Secondary Infertility: Trusting God when Pregnancy Stops
I grew up with a desire for marriage and children. I had names for four future children by the age of ten. But our expectations and realities do not always match--particularly in the area of fertility.
My community is comprised of women with more children than they ever imagined and others surprised by infertility. Some struggle to maintain sanity in a house full of little ones while others yearn for the joy of pregnancy. I’m somewhere in between.
My husband and I are the thankful parents of two precious daughters. We would be grateful for a third child and have prayed for over two years for this gift without conception.
I’m technically infertile with what is known as secondary infertility. Here, a couple that has already produced, at least one child, will suddenly face difficulty conceiving another. In most cases, couples are considered infertile after a year of trying without conception.
Both motherhood and the desire for more children have proved useful instruments in God’s hands, dissecting and revealing my heart. As I kneel today to pray for a third child, here are three truths that resound:
God doesn’t owe me children
God’s commandment to Adam and Eve was clear: “You may surely eat of every tree of the garden, but of the tree of the knowledge of good and evil you shall not eat, for in the day that you eat of it you shall surely die” (Genesis 2:16-17). Still, the couple ate the forbidden fruit and committed cosmic treason against their Creator (Genesis 3:4-6).
Physical death was among the dreadful consequences of that sin. In Genesis 3:19, God tells Adam: “By the sweat of your face you shall eat bread, till you return to the ground, for out of it you were taken; for you are dust, and to dust you shall return.” God’s Word proves true--Adam and Eve would die.
Yet, even in His judgement, we see God’s unparalleled grace. Our first parents are spared from immediate death. They live to see another day. And they are given many days after that.
God covers them with a garment of His own making and sustains them with a promise--an Offspring would come who would crush the head of the deceiving serpent (Genesis 3:15; 3:21). God ordains life in the shadow of death. Eve is named the mother of the living, she lives to bear children (Genesis 3:20). God is gracious.

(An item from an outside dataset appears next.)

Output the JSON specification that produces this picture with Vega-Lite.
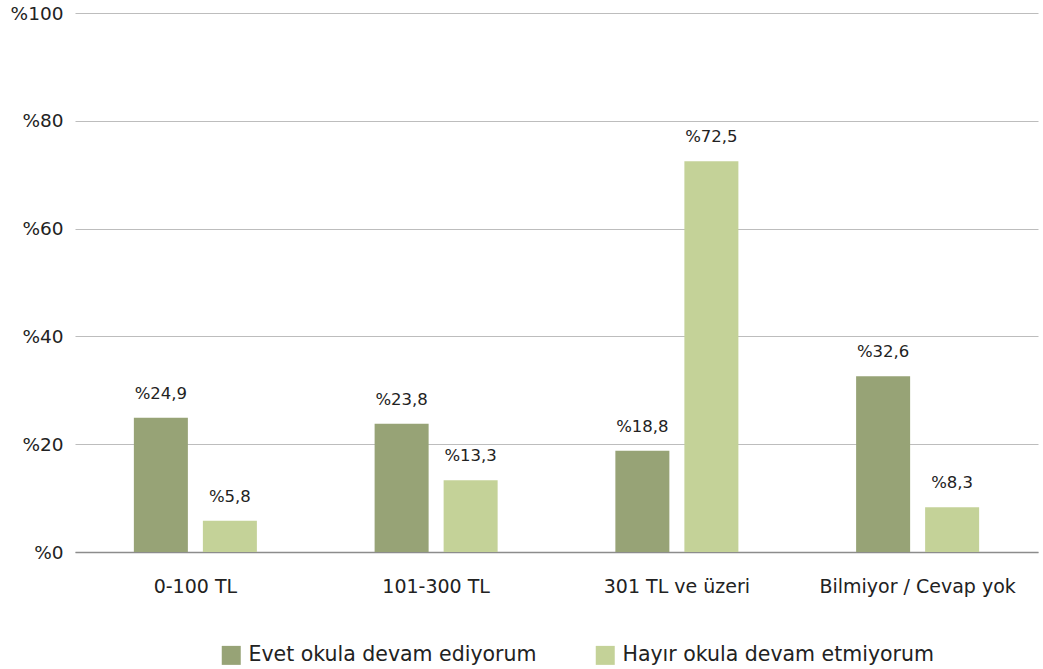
{
  "$schema": "https://vega.github.io/schema/vega-lite/v6.json",
  "autosize": {"type": "none"},
  "width": 963,
  "height": 539,
  "padding": {"left": 75, "top": 13, "right": 5, "bottom": 117},
  "background": "white",
  "data": {
    "values": [
      {"cat": "0-100 TL", "grp": "Evet okula devam ediyorum", "v": 24.9},
      {"cat": "0-100 TL", "grp": "Hayır okula devam etmiyorum", "v": 5.8},
      {"cat": "101-300 TL", "grp": "Evet okula devam ediyorum", "v": 23.8},
      {"cat": "101-300 TL", "grp": "Hayır okula devam etmiyorum", "v": 13.3},
      {"cat": "301 TL ve üzeri", "grp": "Evet okula devam ediyorum", "v": 18.8},
      {"cat": "301 TL ve üzeri", "grp": "Hayır okula devam etmiyorum", "v": 72.5},
      {"cat": "Bilmiyor / Cevap yok", "grp": "Evet okula devam ediyorum", "v": 32.6},
      {"cat": "Bilmiyor / Cevap yok", "grp": "Hayır okula devam etmiyorum", "v": 8.3}
    ]
  },
  "transform": [
    {"calculate": "'%' + replace(format(datum.v, '.1f'), '.', ',')", "as": "lbl"}
  ],
  "encoding": {
    "x": {
      "field": "cat", "type": "nominal", "sort": null, "title": null,
      "scale": {"paddingInner": 0, "paddingOuter": 0},
      "axis": {"labelAngle": 0, "labelFont": "DejaVu Sans", "labelFontSize": 19, "labelColor": "#222222",
               "labelLimit": 400, "labelPadding": 25, "ticks": false, "domain": true, "domainColor": "#8c8c8c",
               "domainWidth": 1.5, "grid": false}
    },
    "xOffset": {"field": "grp", "type": "nominal", "scale": {"paddingInner": 0.2174, "paddingOuter": 0.853}},
    "y": {
      "field": "v", "type": "quantitative", "title": null,
      "scale": {"domain": [0, 100], "nice": false},
      "axis": {"values": [0, 20, 40, 60, 80, 100], "labelExpr": "'%' + datum.value", "labelFont": "DejaVu Sans",
               "labelFontSize": 18.5, "labelColor": "#222222", "labelPadding": 12, "ticks": false, "domain": false,
               "gridColor": "#bdbdbd", "gridWidth": 1}
    }
  },
  "layer": [
    {
      "mark": {"type": "bar"},
      "encoding": {
        "color": {
          "field": "grp", "type": "nominal", "title": null,
          "scale": {"domain": ["Evet okula devam ediyorum", "Hayır okula devam etmiyorum"], "range": ["#97a376", "#c4d298"]},
          "legend": {"orient": "none", "legendX": 146, "legendY": 632, "direction": "horizontal",
                     "symbolType": "square", "symbolSize": 361, "symbolStrokeWidth": 0, "labelFont": "DejaVu Sans",
                     "labelFontSize": 20.5, "labelColor": "#222222", "labelOffset": 7, "columnPadding": 58, "labelLimit": 400}
        }
      }
    },
    {
      "mark": {"type": "text", "baseline": "bottom", "dy": -16, "font": "DejaVu Sans", "fontSize": 16.5, "color": "#222222"},
      "encoding": {"text": {"field": "lbl"}}
    }
  ],
  "config": {"view": {"stroke": null}}
}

Every child born to the fallen progeny of Adam and Eve shouts of God’s unmerited mercy! He owes us nothing but judgement, so which of us can claim the gift of children on the basis of our goodness? Children, like all good gifts, are not earned but are given from above (James 1:17). Our God is in heaven; He does whatever pleases Him and He doesn’t owe me children (Psalm 115:3).
Still, I will pray
Darlene Deibler Rose lived in Indonesia as a missionary in the 1930s. She was captured by the Japanese and imprisoned during WWII. Her book, Evidence Not Seen, tells a remarkable story of God’s kindness and power seen through the instrument of prayer.
Detained in a cell, Darlene witnessed someone smuggling bananas to a fellow prisoner. Barely surviving on meager rations of rice porridge, she was suddenly gripped by the desire for a banana. Everything in her wanted one--she could almost see, smell and taste bananas...so she prayed: “Lord just one banana.” But how could God possibly get a banana to her in a WWII prison? Her brutal guards would sooner kill her than provide such nourishment. Was she wrong to ask for such a thing?
The following day, Darlene was surprised by the visit of a certain camp commander--an unexpected friend. Tears filled the eyes of the commander as he gazed on her emaciated form. He spoke briefly with her and left. Moments after his departure, a guard walked into a her cell and threw a bunch of bananas at her feet. Her friend had managed this favor without her knowledge. Stunned, Darlene counted to find ninety-two bananas...she had prayed for just one.
God is pleased to display His omnipotence and love through the instrument of prayer. I’m reminded here of a sermon by the late James Boise. He explains that while God is sovereign and orders everything according to the counsel of His own will, He nevertheless accomplishes those purposes through means--among which is prayer (Ephesians 1:16).
Prayer then is a gracious and glorious privilege for the believer, it makes us laborers in God’s work of fulfilling His purposes on earth, as done in heaven (Matthew 6:10). And because our Father is pleased to work through the means of prayer, we bring everything to Him--from bananas to babies (Philippians 4:6)!
In Everything Give Thanks
God doesn’t owe me children. Yet I will pray. Like Hannah, I will plead to the God who enables conception (1 Samuel 1:9-18). And if the coming months bring a due date or dates marked in red, I will rejoice in the God who has given me two children I do not deserve.
Expectations and realities do not always match. But we do well to cling to the Sovereign Author of our story. He does all things well. Our hopes (deferred and realized) are useful instruments in His hands. A third child may or may not be born to us (or perhaps other children will come in beautifully unexpected ways). Whatever the answer, in everything we will give thanks (1 Thessalonians 5:18).